Instructions for the task:
Restate the opening lines of the material below word for word, stopping after the line that contains "import pandas as pd".

Dataset content:
☆ ☆ ☆ ☆ ☆
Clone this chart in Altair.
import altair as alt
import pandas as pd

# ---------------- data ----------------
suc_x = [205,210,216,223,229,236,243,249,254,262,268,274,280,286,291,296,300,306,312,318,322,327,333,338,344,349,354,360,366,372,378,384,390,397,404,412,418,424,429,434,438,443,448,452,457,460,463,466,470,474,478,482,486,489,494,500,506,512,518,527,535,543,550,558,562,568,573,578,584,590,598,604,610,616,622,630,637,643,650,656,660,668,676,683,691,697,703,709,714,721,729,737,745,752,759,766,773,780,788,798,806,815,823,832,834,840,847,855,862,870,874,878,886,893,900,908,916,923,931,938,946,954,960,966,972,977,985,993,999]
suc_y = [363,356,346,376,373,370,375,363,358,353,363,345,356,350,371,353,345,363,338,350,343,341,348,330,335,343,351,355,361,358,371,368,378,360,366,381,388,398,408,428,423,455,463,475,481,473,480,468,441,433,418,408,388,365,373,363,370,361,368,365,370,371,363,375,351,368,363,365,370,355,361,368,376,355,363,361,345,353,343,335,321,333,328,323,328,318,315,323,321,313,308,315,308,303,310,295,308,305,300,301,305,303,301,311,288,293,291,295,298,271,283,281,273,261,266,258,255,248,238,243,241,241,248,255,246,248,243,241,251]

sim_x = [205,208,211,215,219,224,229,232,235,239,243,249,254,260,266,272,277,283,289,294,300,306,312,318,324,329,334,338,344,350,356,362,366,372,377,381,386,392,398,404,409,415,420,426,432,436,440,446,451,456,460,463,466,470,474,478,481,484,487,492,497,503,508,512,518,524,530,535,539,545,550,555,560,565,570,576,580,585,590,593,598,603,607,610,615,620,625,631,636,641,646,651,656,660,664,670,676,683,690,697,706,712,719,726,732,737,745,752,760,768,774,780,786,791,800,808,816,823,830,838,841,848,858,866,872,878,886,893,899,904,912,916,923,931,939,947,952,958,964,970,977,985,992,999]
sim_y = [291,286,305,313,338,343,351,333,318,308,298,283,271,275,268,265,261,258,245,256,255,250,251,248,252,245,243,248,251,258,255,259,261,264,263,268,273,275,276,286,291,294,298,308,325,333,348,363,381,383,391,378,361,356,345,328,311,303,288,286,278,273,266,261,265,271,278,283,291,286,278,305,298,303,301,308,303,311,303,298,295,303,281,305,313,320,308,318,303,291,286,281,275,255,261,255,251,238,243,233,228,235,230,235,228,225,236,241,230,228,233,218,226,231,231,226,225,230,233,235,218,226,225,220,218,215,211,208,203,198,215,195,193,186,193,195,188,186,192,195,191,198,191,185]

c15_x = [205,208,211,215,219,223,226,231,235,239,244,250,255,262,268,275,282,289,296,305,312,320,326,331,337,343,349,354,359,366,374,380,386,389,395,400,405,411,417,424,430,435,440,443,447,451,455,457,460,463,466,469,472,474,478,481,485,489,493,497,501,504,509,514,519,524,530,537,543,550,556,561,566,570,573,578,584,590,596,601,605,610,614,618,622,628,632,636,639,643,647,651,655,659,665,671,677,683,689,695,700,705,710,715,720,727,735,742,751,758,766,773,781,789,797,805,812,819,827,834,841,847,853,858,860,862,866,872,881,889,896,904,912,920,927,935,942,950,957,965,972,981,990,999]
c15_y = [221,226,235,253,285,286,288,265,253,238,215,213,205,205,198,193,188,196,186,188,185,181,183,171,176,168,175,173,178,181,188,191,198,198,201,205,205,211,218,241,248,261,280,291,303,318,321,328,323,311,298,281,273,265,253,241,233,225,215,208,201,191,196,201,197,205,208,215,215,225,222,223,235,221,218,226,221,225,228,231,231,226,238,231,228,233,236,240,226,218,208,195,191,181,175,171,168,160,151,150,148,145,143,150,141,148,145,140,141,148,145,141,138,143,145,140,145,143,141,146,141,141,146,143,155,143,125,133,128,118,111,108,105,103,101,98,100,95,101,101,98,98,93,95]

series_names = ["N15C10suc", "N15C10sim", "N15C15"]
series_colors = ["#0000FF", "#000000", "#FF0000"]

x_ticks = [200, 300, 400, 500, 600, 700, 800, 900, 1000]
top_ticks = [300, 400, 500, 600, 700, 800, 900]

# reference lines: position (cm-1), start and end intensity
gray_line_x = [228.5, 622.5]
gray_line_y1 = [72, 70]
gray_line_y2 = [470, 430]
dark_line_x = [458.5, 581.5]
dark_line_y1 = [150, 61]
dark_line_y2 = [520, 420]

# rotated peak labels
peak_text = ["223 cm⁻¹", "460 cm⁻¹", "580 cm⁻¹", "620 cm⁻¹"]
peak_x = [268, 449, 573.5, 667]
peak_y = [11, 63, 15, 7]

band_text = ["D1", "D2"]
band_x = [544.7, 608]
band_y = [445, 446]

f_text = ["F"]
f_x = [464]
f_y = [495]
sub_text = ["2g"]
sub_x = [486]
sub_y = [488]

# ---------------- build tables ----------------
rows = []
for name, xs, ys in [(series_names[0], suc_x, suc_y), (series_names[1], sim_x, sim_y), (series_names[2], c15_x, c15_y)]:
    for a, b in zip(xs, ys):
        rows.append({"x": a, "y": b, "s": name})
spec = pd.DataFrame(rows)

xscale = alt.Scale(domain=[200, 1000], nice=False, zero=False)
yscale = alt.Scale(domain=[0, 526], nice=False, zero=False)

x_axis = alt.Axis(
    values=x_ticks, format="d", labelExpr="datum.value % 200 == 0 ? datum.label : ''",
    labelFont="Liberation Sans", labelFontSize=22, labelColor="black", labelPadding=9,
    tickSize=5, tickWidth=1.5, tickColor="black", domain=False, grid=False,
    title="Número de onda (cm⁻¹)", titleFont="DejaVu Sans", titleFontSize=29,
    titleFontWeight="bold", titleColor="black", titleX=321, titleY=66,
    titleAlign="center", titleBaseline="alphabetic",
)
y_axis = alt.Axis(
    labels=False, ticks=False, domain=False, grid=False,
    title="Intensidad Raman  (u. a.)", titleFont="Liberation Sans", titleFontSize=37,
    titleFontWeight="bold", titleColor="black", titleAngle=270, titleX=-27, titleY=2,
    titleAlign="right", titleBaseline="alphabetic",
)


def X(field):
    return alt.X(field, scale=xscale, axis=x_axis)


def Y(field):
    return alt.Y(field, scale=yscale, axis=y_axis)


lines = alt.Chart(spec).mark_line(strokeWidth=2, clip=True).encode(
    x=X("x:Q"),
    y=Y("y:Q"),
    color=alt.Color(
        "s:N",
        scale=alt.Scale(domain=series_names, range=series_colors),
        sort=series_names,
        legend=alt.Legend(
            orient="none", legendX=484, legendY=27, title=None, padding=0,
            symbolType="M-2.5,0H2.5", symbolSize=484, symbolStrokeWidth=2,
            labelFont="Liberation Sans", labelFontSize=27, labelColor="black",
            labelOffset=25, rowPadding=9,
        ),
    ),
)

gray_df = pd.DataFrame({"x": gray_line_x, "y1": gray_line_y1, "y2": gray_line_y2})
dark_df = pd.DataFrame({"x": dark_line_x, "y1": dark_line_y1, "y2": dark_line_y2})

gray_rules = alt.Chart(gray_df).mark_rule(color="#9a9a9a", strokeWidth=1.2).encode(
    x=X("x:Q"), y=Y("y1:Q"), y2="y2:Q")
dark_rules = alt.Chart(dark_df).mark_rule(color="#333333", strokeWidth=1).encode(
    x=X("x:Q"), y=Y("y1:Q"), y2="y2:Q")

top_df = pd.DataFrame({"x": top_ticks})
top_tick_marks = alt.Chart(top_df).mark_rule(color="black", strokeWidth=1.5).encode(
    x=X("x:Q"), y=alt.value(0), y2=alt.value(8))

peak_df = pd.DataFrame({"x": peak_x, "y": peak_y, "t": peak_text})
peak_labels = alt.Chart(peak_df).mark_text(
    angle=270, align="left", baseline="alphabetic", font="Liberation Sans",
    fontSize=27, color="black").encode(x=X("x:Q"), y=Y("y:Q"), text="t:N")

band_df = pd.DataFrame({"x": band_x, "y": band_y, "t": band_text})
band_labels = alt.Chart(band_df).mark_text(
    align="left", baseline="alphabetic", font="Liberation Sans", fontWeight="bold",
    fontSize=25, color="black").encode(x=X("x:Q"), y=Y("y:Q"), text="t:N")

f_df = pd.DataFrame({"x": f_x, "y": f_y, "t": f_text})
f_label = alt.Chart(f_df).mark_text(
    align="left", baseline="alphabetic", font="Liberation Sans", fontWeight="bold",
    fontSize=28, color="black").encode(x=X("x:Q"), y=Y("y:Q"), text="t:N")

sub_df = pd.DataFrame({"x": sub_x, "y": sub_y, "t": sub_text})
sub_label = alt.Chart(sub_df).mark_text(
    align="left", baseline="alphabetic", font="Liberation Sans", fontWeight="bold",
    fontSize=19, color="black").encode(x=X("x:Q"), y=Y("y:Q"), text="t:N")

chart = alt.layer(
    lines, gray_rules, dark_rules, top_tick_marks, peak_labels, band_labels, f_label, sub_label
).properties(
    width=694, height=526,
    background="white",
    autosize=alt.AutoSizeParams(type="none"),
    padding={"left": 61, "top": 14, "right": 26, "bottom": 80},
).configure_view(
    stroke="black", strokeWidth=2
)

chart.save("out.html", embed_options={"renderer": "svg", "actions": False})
☆ ☆ ☆ ☆ ☆
Answer to the exercise:
Clone this chart in Altair.
import altair as alt
import pandas as pd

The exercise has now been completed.